False modesty is an unknown concept to her. Chaika has no qualms about praising her six books, disclosing how much her out-of-print book goes for (upward of $200), quoting complimentary introductions of herself at conferences, reciting her accomplishments (“Of my cohort, I’m the one who published the most articles and chapters in books”) or regaling the listener with tales of romantic adventures worthy of a Lifetime movie. 

I learn about her disillusionment with studying philosophy at Pembroke College; “It was just boring.” She had a better time waiting tables in Maine, where she met her first husband, a “gorgeous geologist” who hired a Presbyterian minister to marry them on their way to a remote cabin in the woods. It wasn’t until she had a baby in 1955 that she hesitated to live in a place with no sign of human habitation. Yet, when her parents pressured the young family to return to Rhode Island, she heeded their reasoning.

Five years later, Chaika was married to Bill – a Jewish man whom her family found more suitable. She shares that she loved growing up in a religious household, where everyone spoke Yiddish and kept kosher. “I value my Orthodox upbringing,” Chaika says, naming charity and compassion for animals as some of the virtues that appeal to her. 

Animals are sacred to her. In fact, in addition to her upcoming book and one of her blogs, “Dogs and Wolves,” Chaika has a Facebook page called “Amazing Dogs – Yours and Mine” and a Twitter account @OurAmazingDogs. Chaika reveals that, without dogs, humans wouldn’t have developed civilization. She says we would still be hunters and gatherers had it not been for these herders that help humans to get animals into flocks. She tells a story to illustrate. 

Chaika is in the British Isles on vacation. She and Bill are watching a herd, as a shepherd, accompanied by his dog – a black-and-white border collie, – is walking along the meadows. As the sheep graze, the dog ensures order. All of a sudden, Chaika is having a flashback. It’s 1937. During a game of tag, she accidentally rips a girl’s belt. After school, a gang of tall, strong girls is waiting for her. She begins to run. Flippy, her beloved dog that meets her every day at 3:30, gets the pursuers into formation and keeps them there, preventing anyone from being able to reach out and grab her. “He saved my life,” Chaika says.
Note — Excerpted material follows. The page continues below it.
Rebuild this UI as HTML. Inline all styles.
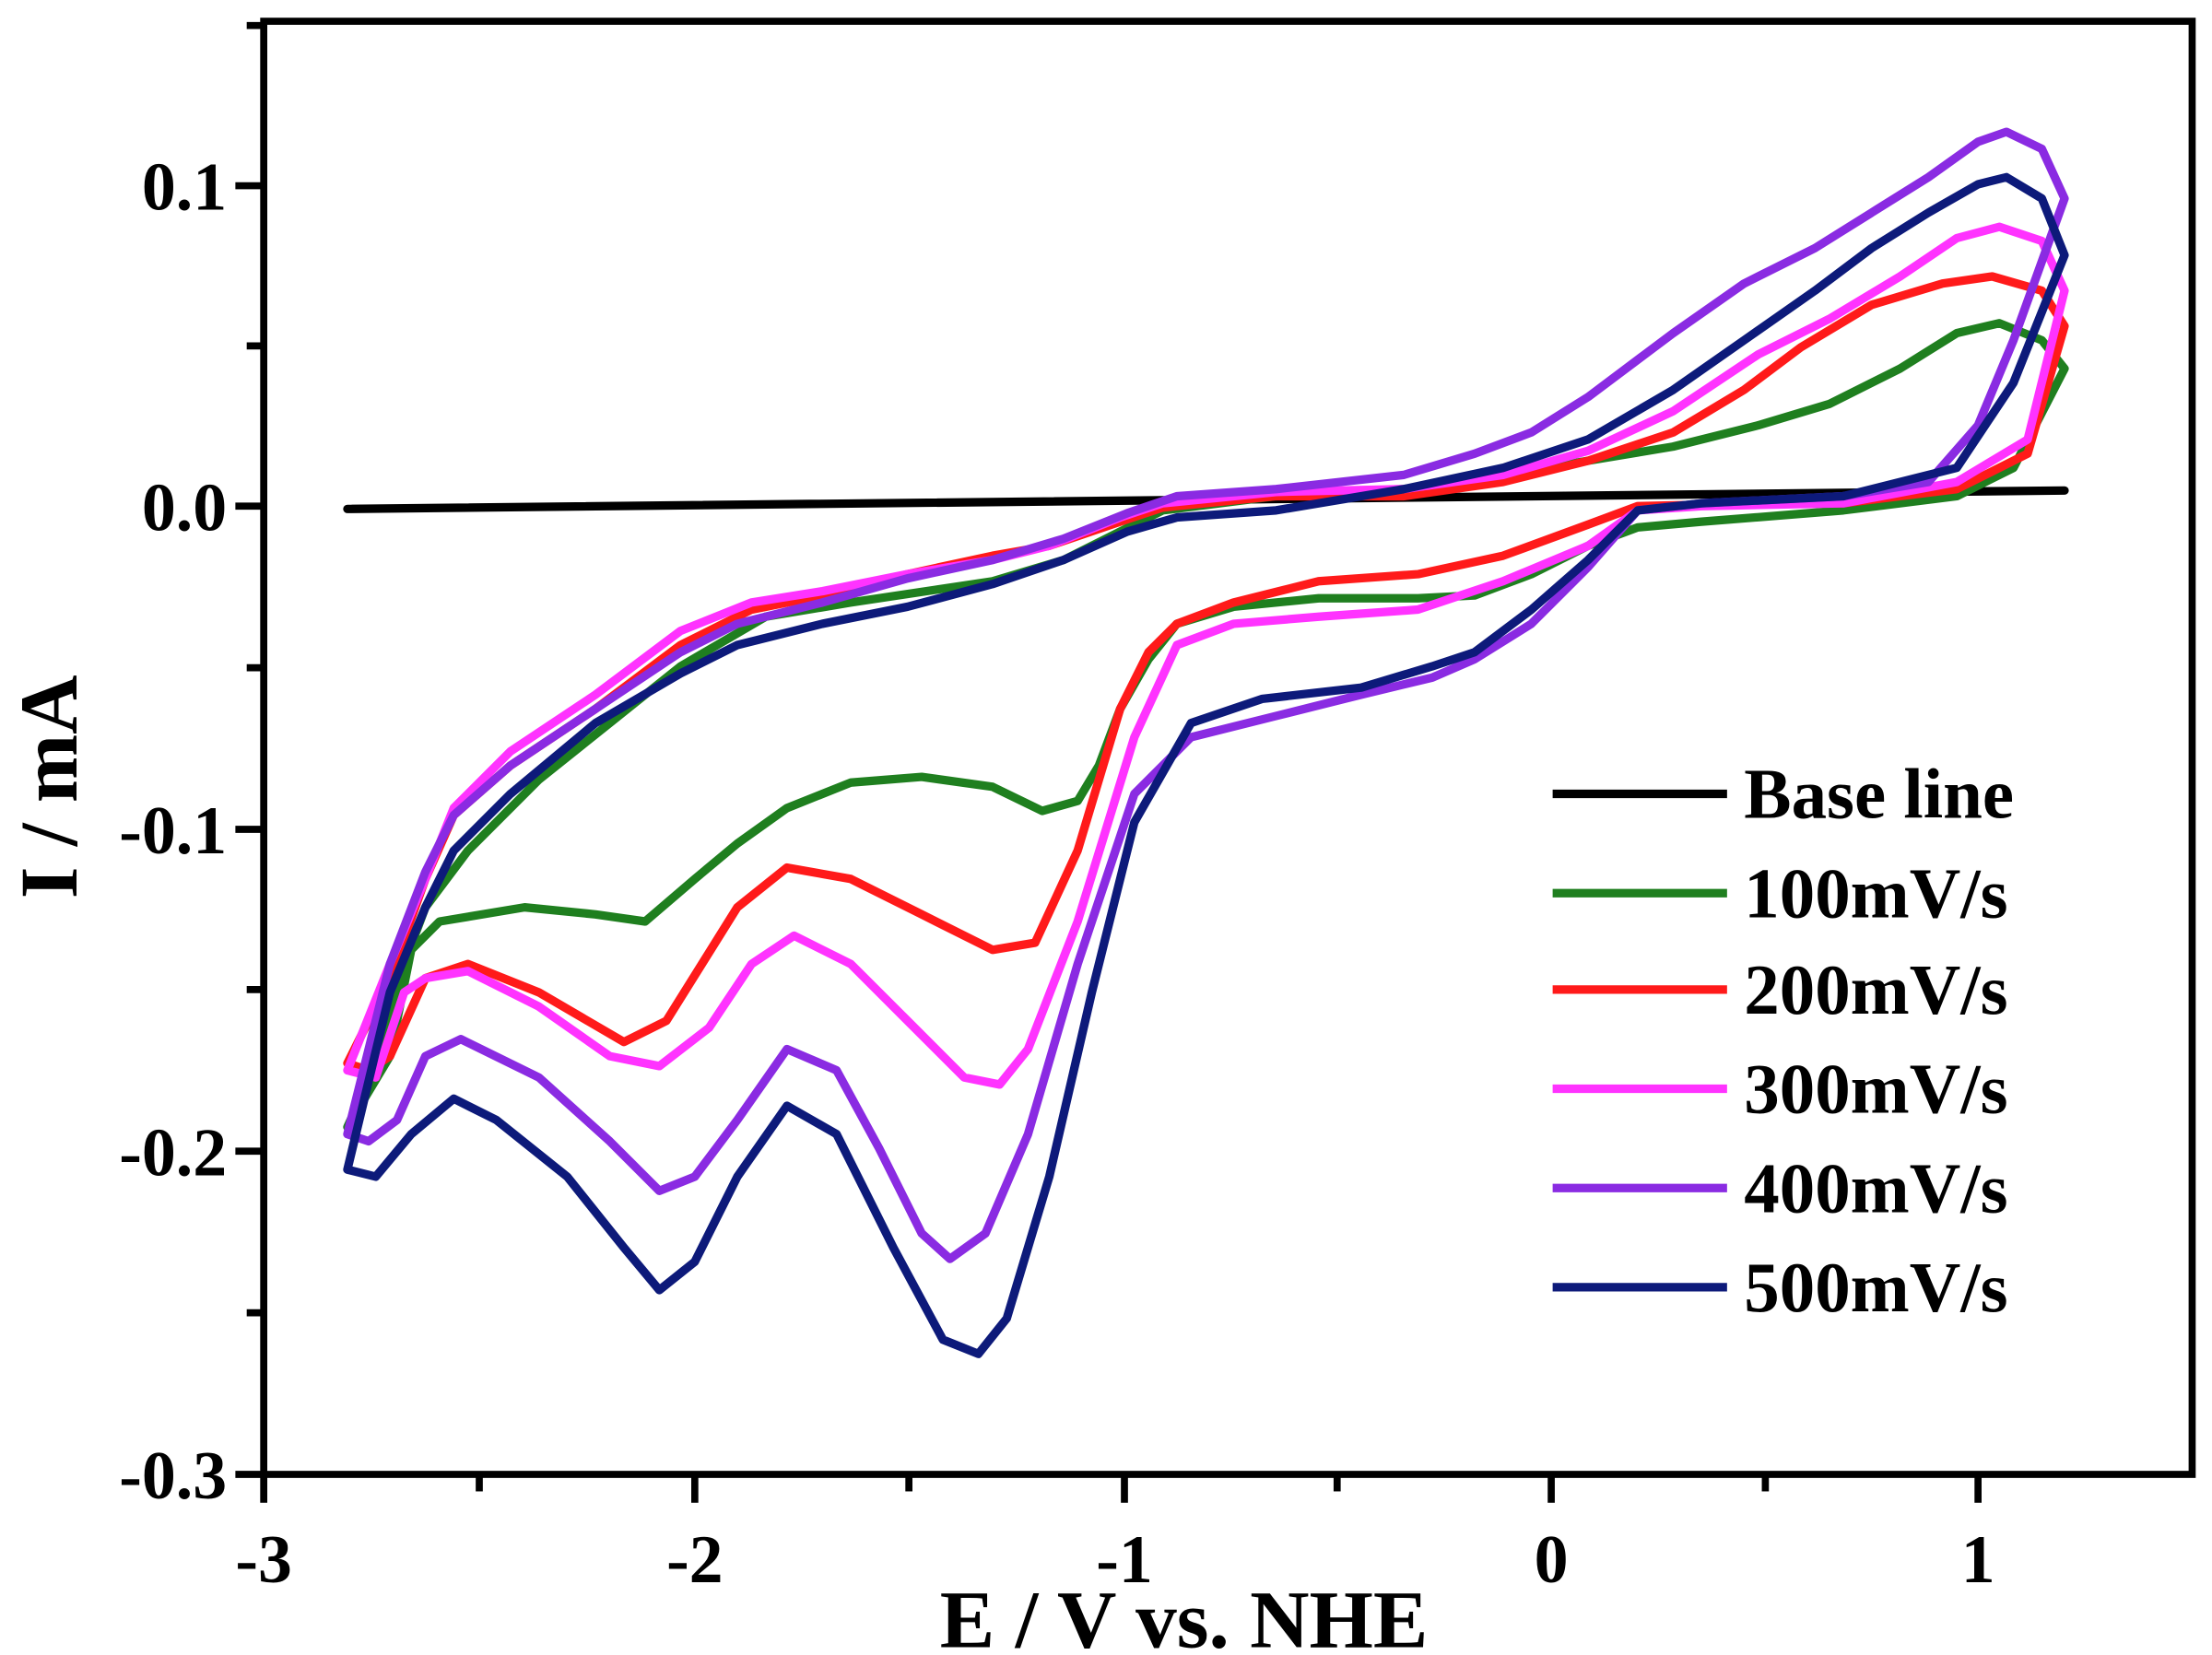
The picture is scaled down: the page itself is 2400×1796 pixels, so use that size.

Her love of dogs has never wavered. A self-described “glutton for research,” Chaika is fascinated by the way animals communicate without words. She believes that language is not the first step in encoding thoughts, actions or feelings. Chaika analyzed her dogs’ train of thought and behavior, noting that their way of thinking was not language-dependent. Therefore, she found, to act morally, one doesn’t have to be able to discuss the conduct, as most philosophers claim. She is adamant that animals are much more than just a bundle of responses to stimuli.

As someone who makes conclusions through careful examination, Chaika reveals that her favorite part of teaching involved observing students, hearing their insights and considering their arguments. I tell her that I still associate her with “Do the Right Thing,” a film she used in her class. It’s fitting that our interview occurs on the film’s 25th anniversary. Chaika raves about the movie, saying it was “synthesized to perfection.” The two quotes at the end – the one that deems violence as society’s destructive force and the other that credits violence as an intelligent tactic when used in self-defense – must resonate with Chaika, who marched for peace in the ’70s, watched her parents suffer the effects of anti-Semitism, listened to her grandmother’s stories of Ukrainian pogroms and lost 200 family members in Babi Yar. At the moment, she’s attempting to do the right thing for dogs – animals that deserve to be recognized as thinking creatures.